Which lines in this excerpt from Anita Desai’s "Games at Twilight" clearly show an omniscient narrator?
They faced the afternoon. It was too hot. Too bright. The white walls of the veranda glared stridently in the sun. The bougainvillea hung about it, purple and magenta, in livid balloons. The garden outside was like a tray made of beaten brass, flattened out on the red gravel and the stony soil in all shades of metal—aluminum, tin, copper, and brass. No life stirred at this arid time of day—the birds still drooped, like dead fruit, in the papery tents of the trees; some squirrels lay limp on the wet earth under the garden tap. The outdoor dog lay stretched as if dead on the veranda mat, his paws and ears and tail all reaching out like dying travelers in search of water. He rolled his eyes at the children—two white marbles rolling in the purple sockets, begging for sympathy—and attempted to lift his tail in a wag but could not. It only twitched and lay still. Then, perhaps roused by the shrieks of the children, a band of parrots suddenly fell out of the eucalyptus tree, tumbled frantically in the still, sizzling air, then sorted themselves out into battle formation and streaked away across the white sky. The children, too, felt released. They too began tumbling, shoving, pushing against each other, frantic to start. Start what? Start their business. The business of the children’s day which is—play.

Respuesta :

They too began tumbling, shoving, pushing against each other, frantic to start.

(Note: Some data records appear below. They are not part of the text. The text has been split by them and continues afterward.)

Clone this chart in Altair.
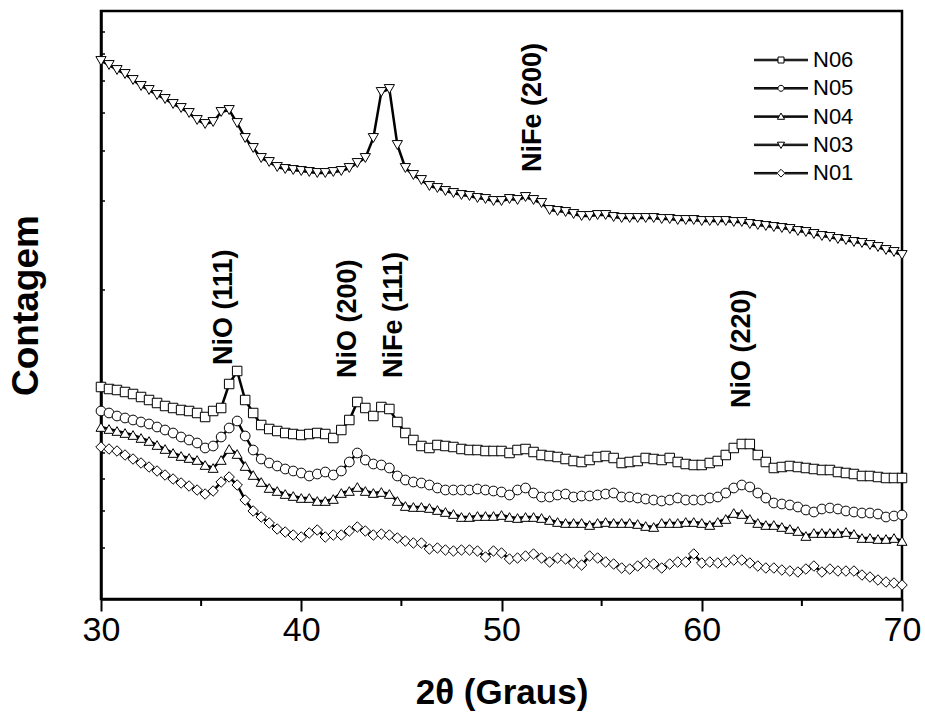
import altair as alt
import pandas as pd

# 2-theta grid (degrees)
two_theta = [round(30 + 0.4 * i, 1) for i in range(101)]

# Intensities (arbitrary units, position on the log-count axis)
n06 = [212, 210, 209, 207, 205, 202, 199, 196, 193, 191, 189,
       188, 186, 182, 188, 191, 215, 228, 199, 186, 174,
       170, 168, 166, 165, 164, 165, 166, 165, 161, 169,
       179, 197, 191, 183, 192, 190, 177, 166, 159, 153,
       151, 154, 153, 152, 150, 149, 149, 148, 148, 148,
       146, 149, 150, 147, 144, 143, 142, 140, 138, 137,
       139, 142, 143, 141, 136, 137, 138, 141, 140, 139,
       141, 137, 135, 134, 134, 136, 138, 144, 151, 155,
       155, 144, 137, 131, 132, 133, 132, 131, 130, 129,
       129, 127, 126, 125, 123, 123, 122, 121, 121, 121]

n05 = [188, 186, 183, 181, 179, 177, 175, 172, 169, 166, 162,
       159, 156, 151, 153, 162, 171, 178, 163, 149, 140,
       136, 133, 130, 128, 126, 123, 125, 127, 124, 128,
       137, 146, 139, 135, 134, 131, 123, 119, 117, 116,
       114, 111, 109, 109, 109, 109, 110, 109, 108, 107,
       104, 109, 111, 106, 102, 102, 104, 105, 102, 103,
       103, 104, 105, 106, 102, 102, 101, 100, 99, 98,
       99, 101, 99, 99, 99, 101, 102, 106, 111, 114,
       112, 106, 101, 96, 95, 94, 92, 89, 87, 90,
       91, 90, 88, 87, 86, 86, 85, 82, 83, 84]

n04 = [172, 170, 168, 166, 164, 161, 158, 154, 150, 146, 143,
       141, 139, 134, 131, 139, 150, 145, 133, 124, 117,
       111, 108, 105, 103, 101, 101, 98, 98, 100, 106,
       108, 112, 108, 106, 107, 105, 98, 93, 92, 92,
       91, 89, 87, 85, 82, 82, 83, 83, 83, 84,
       82, 81, 82, 82, 81, 79, 77, 76, 76, 76,
       74, 76, 77, 76, 76, 76, 75, 73, 72, 76,
       76, 76, 77, 77, 76, 74, 77, 80, 86, 85,
       80, 76, 74, 74, 72, 70, 68, 63, 66, 66,
       66, 66, 67, 65, 61, 61, 60, 60, 61, 58]

n03 = [538, 534, 529, 525, 519, 513, 509, 504, 500, 495, 491,
       486, 479, 475, 477, 487, 489, 476, 461, 451, 441,
       437, 432, 430, 429, 428, 427, 426, 426, 427, 428,
       431, 436, 441, 461, 507, 510, 454, 431, 424, 419,
       413, 411, 408, 406, 404, 403, 401, 400, 398, 398,
       400, 399, 402, 399, 396, 389, 388, 387, 385, 383,
       383, 384, 384, 382, 381, 381, 381, 381, 381, 380,
       380, 379, 379, 379, 378, 378, 378, 378, 377, 377,
       375, 374, 373, 372, 371, 370, 368, 367, 365, 363,
       362, 360, 359, 357, 356, 354, 352, 349, 347, 344]

n01 = [152, 150, 148, 144, 140, 136, 132, 128, 124, 120, 116,
       113, 109, 105, 108, 117, 122, 114, 99, 88, 82,
       76, 70, 67, 64, 62, 66, 69, 62, 64, 64,
       68, 72, 68, 64, 65, 64, 61, 58, 56, 56,
       50, 51, 49, 48, 49, 49, 48, 42, 48, 46,
       40, 41, 43, 45, 41, 37, 41, 40, 36, 34,
       43, 41, 37, 35, 31, 30, 33, 36, 35, 31,
       35, 37, 37, 45, 36, 37, 36, 37, 39, 39,
       36, 33, 31, 31, 29, 28, 27, 30, 33, 27,
       30, 28, 28, 28, 24, 22, 19, 17, 16, 14]

series_names = ["N06", "N05", "N04", "N03", "N01"]
series_values = [n06, n05, n04, n03, n01]
marker_shapes = ["square", "circle", "triangle-up", "triangle-down", "diamond"]
marker_sizes = [90, 110, 160, 160, 150]

# peak labels
peak_labels = ["NiO (111)", "NiO (200)", "NiFe (111)", "NiO (220)", "NiFe (200)"]
peak_x = [36.15, 42.35, 44.65, 62.0, 51.55]
peak_y = [234, 221, 221, 191, 427]

# axis ticks
major_x = [30, 40, 50, 60, 70]
minor_x = [35, 45, 55, 65]
y_tick_values = [51, 88, 120, 146, 169, 189, 208, 309, 398, 448, 486, 518, 545, 567]

FONT = "Liberation Sans"
W, H = 801, 588

rows = []
for name, vals in zip(series_names, series_values):
    for xv, yv in zip(two_theta, vals):
        rows.append({"serie": name, "x": xv, "y": yv})
df = pd.DataFrame(rows)

xscale = alt.Scale(domain=[30, 70], nice=False, zero=False)
yscale = alt.Scale(domain=[0, 588], nice=False, zero=False)

xaxis = alt.Axis(values=major_x, format="d", tickSize=12, tickWidth=2, tickColor="black",
                 labelFont=FONT, labelFontSize=34, labelColor="black", labelPadding=2,
                 domainColor="black", domainWidth=2.5, grid=False,
                 title="2θ (Graus)", titleFont=FONT, titleFontSize=35, titleFontWeight="bold",
                 titleColor="black", titlePadding=28, labelFlush=False)
yaxis = alt.Axis(labels=False, ticks=False, grid=False, domainColor="black", domainWidth=2.5,
                 title="Contagem", titleFont=FONT, titleFontSize=37, titleFontWeight="bold",
                 titleColor="black", titlePadding=56)


def xenc():
    return alt.X("x:Q", scale=xscale, axis=xaxis)


def yenc():
    return alt.Y("y:Q", scale=yscale, axis=yaxis)


ytick_layer = alt.Chart(pd.DataFrame({"y": y_tick_values})).mark_rule(
    color="black", strokeWidth=1.5).encode(y=yenc(), x=alt.value(0), x2=alt.value(4))

minor_layer = alt.Chart(pd.DataFrame({"x": minor_x})).mark_rule(
    color="black", strokeWidth=2).encode(x=xenc(), y=alt.value(H), y2=alt.value(H + 7))

lines = alt.Chart(df).mark_line(color="black", strokeWidth=2.5).encode(
    x=xenc(), y=yenc(), detail="serie:N")

points = alt.Chart(df).mark_point(filled=True, color="white", stroke="black",
                                  strokeWidth=1, opacity=1).encode(
    x=xenc(), y=yenc(),
    shape=alt.Shape("serie:N", scale=alt.Scale(domain=series_names, range=marker_shapes),
                    legend=None),
    size=alt.Size("serie:N", scale=alt.Scale(domain=series_names, range=marker_sizes),
                  legend=None))

ann = alt.Chart(pd.DataFrame({"x": peak_x, "y": peak_y, "label": peak_labels})).mark_text(
    angle=270, align="left", baseline="middle", font=FONT, fontSize=27,
    fontWeight="bold", color="black").encode(x=xenc(), y=yenc(), text="label:N")

# legend symbols: line with marker in the middle
seg = "M-9,-0.25L{a},-0.25M-9,0L{a},0M-9,0.25L{a},0.25M{b},-0.25L9,-0.25M{b},0L9,0M{b},0.25L9,0.25"
legend_paths = [
    seg.format(a=-1, b=1) + "M-1,-1L1,-1L1,1L-1,1Z",
    seg.format(a=-1, b=1) + "M1,0A1,1,0,1,1,-1,0A1,1,0,1,1,1,0Z",
    seg.format(a=-0.7, b=0.7) + "M0,-1.2L1.2,0.9L-1.2,0.9Z",
    seg.format(a=-0.7, b=0.7) + "M0,1.2L1.2,-0.9L-1.2,-0.9Z",
    seg.format(a=-1.3, b=1.3) + "M0,-1.3L1.3,0L0,1.3L-1.3,0Z",
]

legend_layer = alt.Chart(pd.DataFrame({"serie": series_names, "x": [40] * 5, "y": [100] * 5})
                         ).transform_filter("false").mark_point(
    filled=False, color="black", strokeWidth=1, size=36, opacity=1).encode(
    x=xenc(), y=yenc(),
    shape=alt.Shape("serie:N", scale=alt.Scale(domain=series_names, range=legend_paths),
                    legend=alt.Legend(orient="none", legendX=669, legendY=38, title=None,
                                      direction="vertical", padding=0,
                                      labelFont=FONT, labelFontSize=22, labelColor="black",
                                      labelOffset=21, rowPadding=6.3, symbolSize=36,
                                      symbolStrokeWidth=1, symbolStrokeColor="black",
                                      symbolFillColor="white", symbolOpacity=1)))

chart = alt.layer(ytick_layer, lines, points, ann, minor_layer, legend_layer).resolve_scale(
    shape="independent"
).properties(
    width=W, height=H,
    autosize=alt.AutoSizeParams(type="none"),
    padding={"left": 101, "top": 11, "right": 23, "bottom": 118},
    background="white",
).configure_view(stroke="black", strokeWidth=2.5)

chart.save("out.html", embed_options={"renderer": "svg", "actions": False})
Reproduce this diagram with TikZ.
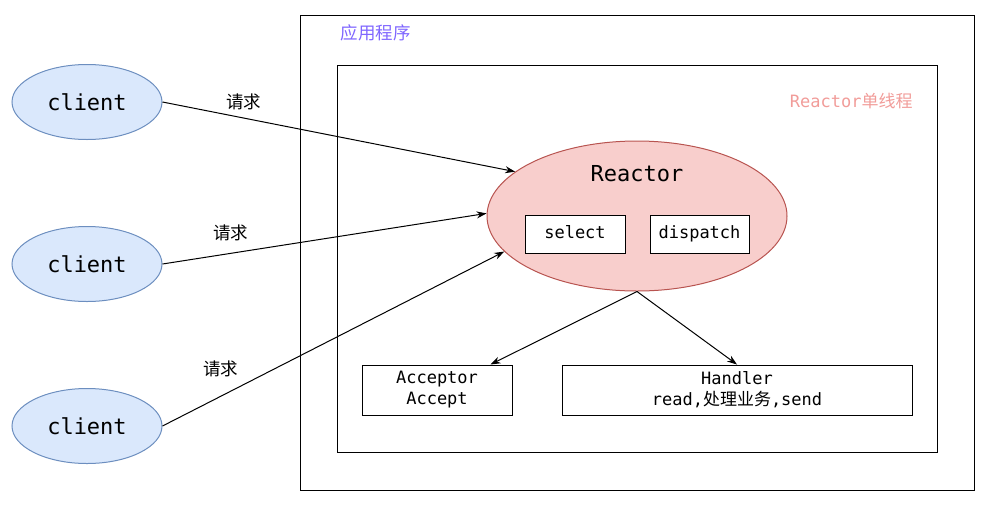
\documentclass[tikz,border=0pt]{standalone}
\usepackage{fontspec}
\setmonofont{DejaVu Sans Mono}
\newfontfamily\cjk{Noto Sans CJK SC}
\usetikzlibrary{shapes.geometric, positioning, arrows.meta}

\definecolor{clientfill}{HTML}{DAE8FC}
\definecolor{clientline}{HTML}{6C8EBF}
\definecolor{reactfill}{HTML}{F8CECC}
\definecolor{reactline}{HTML}{B85450}
\definecolor{apptext}{HTML}{7F66FF}
\definecolor{threadtext}{HTML}{F19C99}

\begin{document}
\begin{tikzpicture}[x=1pt, y=-1pt, node distance=162pt, on grid, line width=1pt,
    client/.style={ellipse, draw=clientline, fill=clientfill, minimum width=150pt,
        minimum height=75pt, inner sep=0pt, font=\ttfamily\fontsize{22}{26}\selectfont},
    frame/.style={draw, inner sep=0pt},
    box/.style={draw, fill=white, inner sep=0pt, align=center,
        font=\ttfamily\fontsize{17}{21}\selectfont},
    tag/.style={box, minimum height=38pt, text height=12.5pt, text depth=4pt},
    lbl/.style={inner sep=0pt, font=\cjk\fontsize{17.5}{20}\selectfont},
    >={Stealth[length=10pt, width=7pt]}]
    \useasboundingbox (0,0) rectangle (987,504);

    % frames
    \node[frame, minimum width=674pt, minimum height=475pt] (app) at (637,252.5) {};
    \node[frame, minimum width=600pt, minimum height=387pt] (single) at (637,258.5) {};
    \node[lbl, text=apptext, anchor=west] (apptitle) at (340,33) {应用程序};
    \node[inner sep=0pt, anchor=east, text=threadtext,
        font=\ttfamily\fontsize{17}{20}\selectfont] (threadtitle) at (913,101)
        {Reactor{\cjk 单线程}};

    % clients
    \node[client] (c1) at (87,102) {client};
    \node[client] (c2) [below=of c1] {client};
    \node[client] (c3) [below=of c2] {client};

    % reactor
    \node[ellipse, draw=reactline, fill=reactfill, minimum width=300pt,
        minimum height=150pt, inner sep=0pt] (reactor) at (637,216) {};
    \node[inner sep=0pt, font=\ttfamily\fontsize{22}{26}\selectfont] (rname) at (637,174) {Reactor};
    \node[tag, minimum width=100pt] (sel) at (575,234) {select};
    \node[tag, minimum width=99pt] (disp) at (699.5,234) {dispatch};

    % handlers
    \node[box, minimum width=150pt, minimum height=50pt] (acc) at (437,390) {Acceptor\\Accept};
    \node[box, minimum width=350pt, minimum height=50pt] (hdl) at (737,390)
        {Handler\\read,{\cjk 处理业务},send};

    \path[->]
    (c1.east) edge node[lbl, pos=0.23, above=8pt] {请求} (reactor.160)
    (c2.east) edge node[lbl, pos=0.21, above=12pt] {请求} (reactor.179)
    (c3.east) edge node[lbl, pos=0.17, above=19pt] {请求} (reactor.195)
    (reactor.south) edge ([xshift=-22pt]acc.north east)
    (reactor.south) edge (hdl.north);
\end{tikzpicture}
\end{document}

Answer: The children, too, felt released. They too began tumbling, shoving, pushing against each other, frantic to start.

An omniscient narrator is one that can see everything that is going on during a scene, including information that the characters do not know. This includes the characters' feelings, thoughts, motivations, worries, etc. The omniscient point of view is often considered to resemble that of "God." In these case, these lines show that the point of view of the narrator is an omniscient one. The narrator knows the feelings of the children ("The children, too, felt released"/"frantic to start"), something no other type of narrator could know.